6. Other helpful tips
The essential part of creating a financial plan is setting realistic goals and sticking to the budget you create. It might sound simple, but it isn’t easy. Here are some helpful tips to keep in mind as you create your financial plan.
It might be tempting to jump in with both feet and try saving every cent of your income. A financial plan is a long, slow game that favors discipline over passion. When creating your budget, remember to set aside some money for discretionary spending on what you enjoy. While saving is absolutely a top priority, a small portion of your hard-earned money should still be spent on the occasional treat for yourself.
You’re likely already aware of the thousands of professionals whose sole job is to help people plan financially. If you’re the type of person who prefers to have someone else to keep you accountable, or if you’d like to learn from the expertise of an industry professional, you may benefit from consulting a financial planner or financial advisor.
It seems silly, but most people are unsuccessful in spending less than they earn. In many European countries, people have a debt-to-income ratio exceeding 100%. These figures can be misleading due to much of the debt coming from mortgages. Nevertheless, spending less than you earn is a tenet that will take you far in your financial planning and propel you toward your goals.
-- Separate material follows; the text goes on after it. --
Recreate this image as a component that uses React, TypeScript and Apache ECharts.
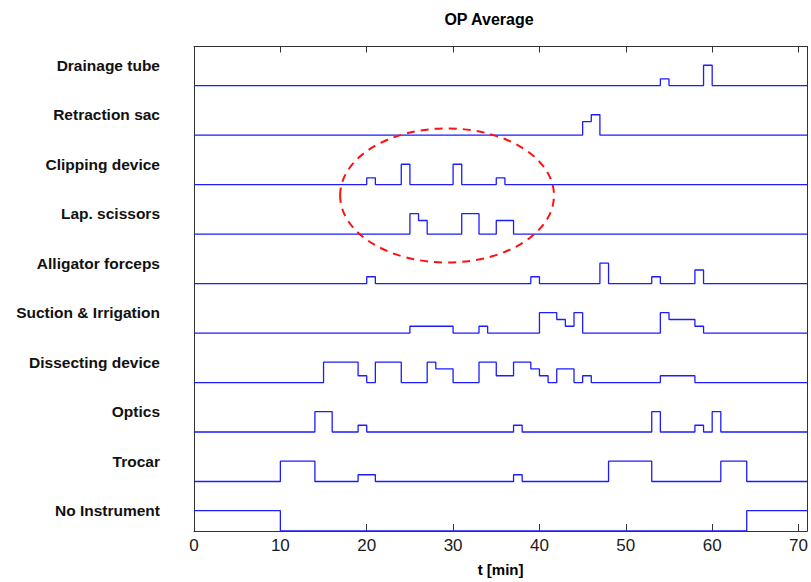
import React, { useEffect, useRef } from "react";
import * as echarts from "echarts";

// Instrument rows, listed bottom to top
const rows = [
  "No Instrument",
  "Trocar",
  "Optics",
  "Dissecting device",
  "Suction & Irrigation",
  "Alligator forceps",
  "Lap. scissors",
  "Clipping device",
  "Retraction sac",
  "Drainage tube",
];

// Usage intervals per instrument: [start min, end min, usage level 1..3]
const noInstrument = [
  [0, 10, 3],
  [64, 71, 3],
];
const trocar = [
  [10, 14, 3],
  [19, 21, 1],
  [37, 38, 1],
  [48, 53, 3],
  [61, 64, 3],
];
const optics = [
  [14, 16, 3],
  [19, 20, 1],
  [37, 38, 1],
  [53, 54, 3],
  [58, 59, 1],
  [60, 61, 3],
];
const dissectingDevice = [
  [15, 19, 3],
  [19, 20, 1],
  [21, 24, 3],
  [27, 28, 3],
  [28, 30, 2],
  [33, 35, 3],
  [35, 37, 1],
  [37, 39, 3],
  [39, 40, 2],
  [40, 41, 1],
  [42, 44, 2],
  [45, 46, 1],
  [54, 58, 1],
];
const suctionIrrigation = [
  [25, 30, 1],
  [33, 34, 1],
  [40, 42, 3],
  [42, 43, 2],
  [43, 44, 1],
  [44, 45, 3],
  [54, 55, 3],
  [55, 58, 2],
  [58, 59, 1],
];
const alligatorForceps = [
  [20, 21, 1],
  [39, 40, 1],
  [47, 48, 3],
  [53, 54, 1],
  [58, 59, 2],
];
const lapScissors = [
  [25, 26, 3],
  [26, 27, 2],
  [31, 33, 3],
  [35, 37, 2],
];
const clippingDevice = [
  [20, 21, 1],
  [24, 25, 3],
  [30, 31, 3],
  [35, 36, 1],
];
const retractionSac = [
  [45, 46, 2],
  [46, 47, 3],
];
const drainageTube = [
  [54, 55, 1],
  [59, 60, 3],
];

const usage = [
  noInstrument,
  trocar,
  optics,
  dissectingDevice,
  suctionIrrigation,
  alligatorForceps,
  lapScissors,
  clippingDevice,
  retractionSac,
  drainageTube,
];

// Time axis ticks
const xTicks = [0, 10, 20, 30, 40, 50, 60, 70];

const T_MAX = 71;
const Y_MAX = 9.79;
const LEVEL_STEP = 0.137; // row height of one usage level
const LABEL_OFFSET = 0.414; // row labels sit near the full-usage level

// Highlighted phase (dashed ellipse), in axis units
const highlight = { t: 29.3, y: 6.78, rt: 12.38, ry: 1.355 };

function buildSteps(base: number, segs: number[][]): number[][] {
  const pts: number[][] = [];
  let cursor = 0;
  if (!segs.length || segs[0][0] > 0) pts.push([0, base]);
  segs.forEach((s, i) => {
    const [a, b, lvl] = s;
    pts.push([a, base + lvl * LEVEL_STEP]);
    const next = segs[i + 1];
    if (b >= T_MAX) {
      pts.push([T_MAX, base + lvl * LEVEL_STEP]);
    } else if (!next || next[0] !== b) {
      pts.push([b, base]);
    }
    cursor = b;
  });
  if (cursor < T_MAX) pts.push([T_MAX, base]);
  return pts;
}

export default function App() {
  const ref = useRef<HTMLDivElement>(null);

  useEffect(() => {
    if (!ref.current) return;
    const chart = echarts.init(ref.current, null, { renderer: "svg" });
    const font = "'Liberation Sans', Arial, Helvetica, sans-serif";
    const axisColor = "#333333";
    const lineBlue = "#1c1cff";

    const series = usage.map((segs, k) => ({
      type: "line",
      name: rows[k],
      step: "end",
      showSymbol: false,
      symbol: "none",
      clip: false,
      data: buildSteps(k, segs),
      lineStyle: { color: lineBlue, width: 1.3 },
      itemStyle: { color: lineBlue },
      z: 3,
    }));

    chart.setOption({
      animation: false,
      backgroundColor: "#ffffff",
      title: {
        text: "OP Average",
        left: 489,
        top: 11,
        textAlign: "center",
        padding: 0,
        textStyle: { fontFamily: font, fontSize: 16, fontWeight: "bold", color: "#000" },
      },
      grid: { left: 194, right: 3.3, top: 46.5, bottom: 51, containLabel: false },
      xAxis: [
        {
          type: "value",
          min: 0,
          max: T_MAX,
          interval: 10,
          position: "bottom",
          name: "t [min]",
          nameLocation: "middle",
          nameGap: 31,
          nameTextStyle: { fontFamily: font, fontSize: 15, fontWeight: "bold", color: "#000" },
          axisLine: { show: true, onZero: false, lineStyle: { color: axisColor, width: 1 } },
          axisTick: { show: true, inside: true, length: 7, lineStyle: { color: axisColor } },
          axisLabel: {
            show: true,
            margin: 6,
            fontFamily: font,
            fontSize: 17,
            color: "#1a1a1a",
            customValues: xTicks,
            formatter: (v: number) => String(v),
          },
          splitLine: { show: false },
        },
        {
          type: "value",
          min: 0,
          max: T_MAX,
          interval: 10,
          position: "top",
          axisLine: { show: true, onZero: false, lineStyle: { color: axisColor, width: 1 } },
          axisTick: { show: true, inside: true, length: 6, lineStyle: { color: axisColor } },
          axisLabel: { show: false },
          splitLine: { show: false },
        },
      ],
      yAxis: [
        {
          type: "value",
          min: 0,
          max: Y_MAX,
          position: "left",
          axisLine: { show: true, onZero: false, lineStyle: { color: axisColor, width: 1 } },
          axisTick: { show: false },
          splitLine: { show: false },
          axisLabel: {
            show: true,
            margin: 34,
            fontFamily: font,
            fontSize: 15.5,
            fontWeight: "bold",
            color: "#111",
            customValues: rows.map((_, i) => i + LABEL_OFFSET),
            formatter: (v: number) => rows[Math.round(v - LABEL_OFFSET)] ?? "",
          },
        },
        {
          type: "value",
          min: 0,
          max: Y_MAX,
          position: "right",
          axisLine: { show: true, onZero: false, lineStyle: { color: axisColor, width: 1 } },
          axisTick: { show: false },
          axisLabel: { show: false },
          splitLine: { show: false },
        },
      ],
      series,
    });

    // Dashed ellipse around the dissection phase, placed through the axes
    const finder = { xAxisIndex: 0, yAxisIndex: 0 };
    const c = chart.convertToPixel(finder, [highlight.t, highlight.y]) as number[];
    const e = chart.convertToPixel(finder, [
      highlight.t + highlight.rt,
      highlight.y + highlight.ry,
    ]) as number[];
    chart.setOption({
      graphic: [
        {
          type: "ellipse",
          shape: { cx: c[0], cy: c[1], rx: Math.abs(e[0] - c[0]), ry: Math.abs(e[1] - c[1]) },
          style: { fill: "none", stroke: "#ff1010", lineWidth: 2, lineDash: [8, 6] },
          z: 10,
        },
      ],
    });

    return () => chart.dispose();
  }, []);

  return (
    <div
      ref={ref}
      style={{ position: "absolute", left: 0, top: 0, width: 811, height: 582 }}
    />
  );
}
Credit is an essential component of a financial plan because it allows you to make large purchases without saving up the entire amount in cash. One of the reasons credit is so important is because it allows you to use your existing cash to make more money than the cost of borrowing. For example, if you want to take a mortgage with an interest rate of 4%, and you invest the cash you would have otherwise spent on your home, the average stock market returns of 8-10% far outweigh the 4% you’re paying to the bank for the mortgage.
No one wants to think about their own mortality, but to have a genuinely complete financial plan, you should have adequate life insurance and a will in place. Life insurance and a legal will are the tools that help protect your family and preserve your legacy. Having these safeguards in place can help ensure your family has enough money and provide the peace of mind that your financial plan will continue to work for your loved ones when you’re no longer there.